Protocol level stream forking

jthor · January 7, 2024, 4:42pm

One of the most beloved features of git is the ability to create a fork of a repository where the history of past contributors is maintained. This is great because it allows new project maintainers to easily build alternatives products and still give credit to old contributors. It also allows a forked project to merge back changes from the original repository (this is common for forks of the Linux kernel for example). Forks in Ceramic streams could similarly allow communities to create alternative versions of documents without asking the original author for permission, opening up for new ways to collaborate.

Ceramic doesn’t currently have any protocol level features to fork a stream, instead this would need to be handled on the application layer. This approach has several drawbacks. When creating a fork, the application (and maybe even users) would need to keep track of and persist the stream that was forked. There is also no standard way of forking which could result in several incompatible implementations.

What follows is a proposal for how to represent stream forks in the protocol.

Technical background

There are two main fields that give the protocol information about which stream is being interacted with. Both of these fields are required in Data Events, but not allowed in Init Events.

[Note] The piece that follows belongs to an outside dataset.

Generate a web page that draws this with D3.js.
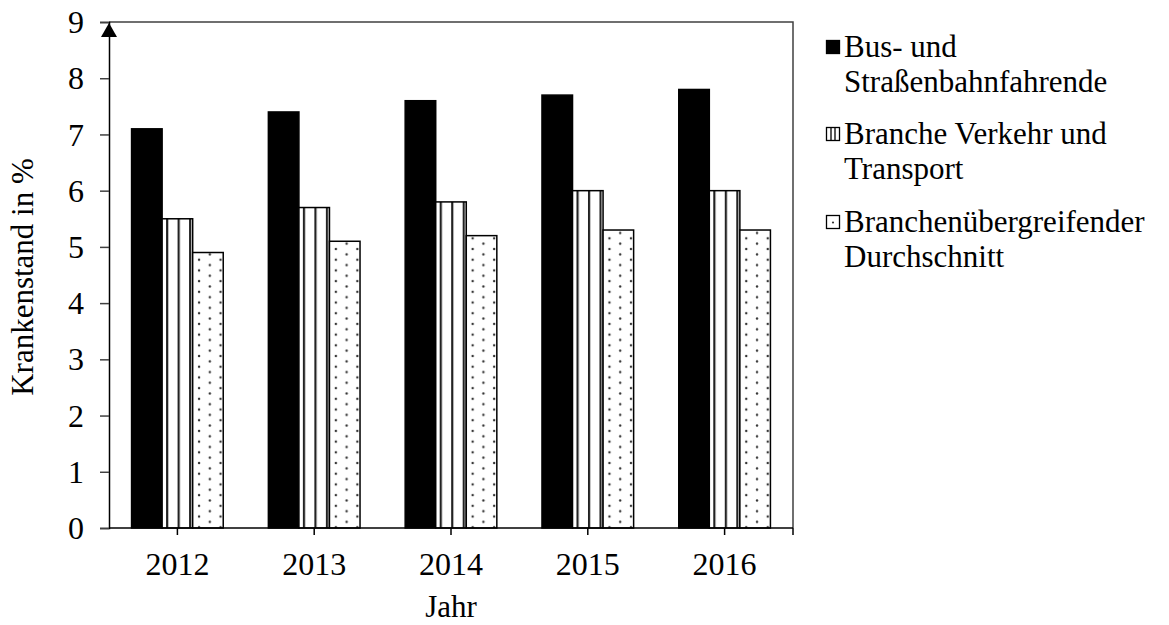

id - contains the CID of the InitEvent of the given stream
prev - contains the CID of the previous event in the given stream

Introducing Fork Events

A ForkEvent is simply an InitEvent (that is, and event that creates a new stream) which contains a prev field. This field must be set to a CID of an event in the stream that is being forked. This could be the most recent event, or an historical event (if the fork is based on some past state of the stream). Note that the ForkEvent does not contain an id field.

The streamId of the newly created forked stream is based on the CID of the ForkEvent. To some extent the ForkEvent can be seen as an InitEvent for the fork. Any DataEvent that is added to the fork would therefore use the CID of the ForkEvent as its id.

Merging streams

If one or more forks of a stream has been created, the original author of a stream might be interested in merging the changes from one of the forks back into the original stream. This could be achieved simply by including the CID of an event from the fork in the prev field of a new DataEvent. Currently this approach would be problematic because it’s only possible to reverence a single previous event. However, this is currently being solved with CIP-145.

DataEvents currently always need to include some data. It could make sense to also introduce a separate MergeEvent that is the same as a DataEvent, but without a data field. However, retaining the ability to merge streams with a DataEvent probably also makes sense.

Synchronizing forks

As with git, synchronizing a forked stream should not only synchornize all events back to the InitEvent of the fork, i.e. the ForkEvent. Rather it should synchronize the full history back to the InitEvent of the stream that was initially forked. This means that if a node only cares about a specific fork it also maintains the history of the stream that was forked, up until the point at which the fork happened.

m0ar · January 8, 2024, 9:43am

Thanks for this suggestion! It’s a primitive that would be very valuable for us, as we have requirements for forking and merging history. I have been pondering how to approximate this, but reached the same concerns around persistence and compatibility.

The killer feature of this is that with a single PID, one can trustlessly resolve history back through forks into dependent work. This would be very hard for us to achieve with a special-purpose implementation

jthor · January 8, 2024, 10:24am

Yes, definitely an intention that forks should enable this. Updating the first post.

spencer · January 8, 2024, 9:54pm

Makes sense and does seem pretty useful. I think the tricky part will be to figure out how this plays with Recon, e.g. if a node was configured to sync a range that contained the fork but not the original stream.

AaronDGoldman · January 9, 2024, 5:31pm

If you pulled a stream that had an event that had a prev you don’t sync you could still send requests for those events to the node that told you about the event you are subscribed to. If you are syncing a model then you are subscribed to both but sharding the model by controller to multiple nodes could certainly cause your node to subscribe to one but not the other.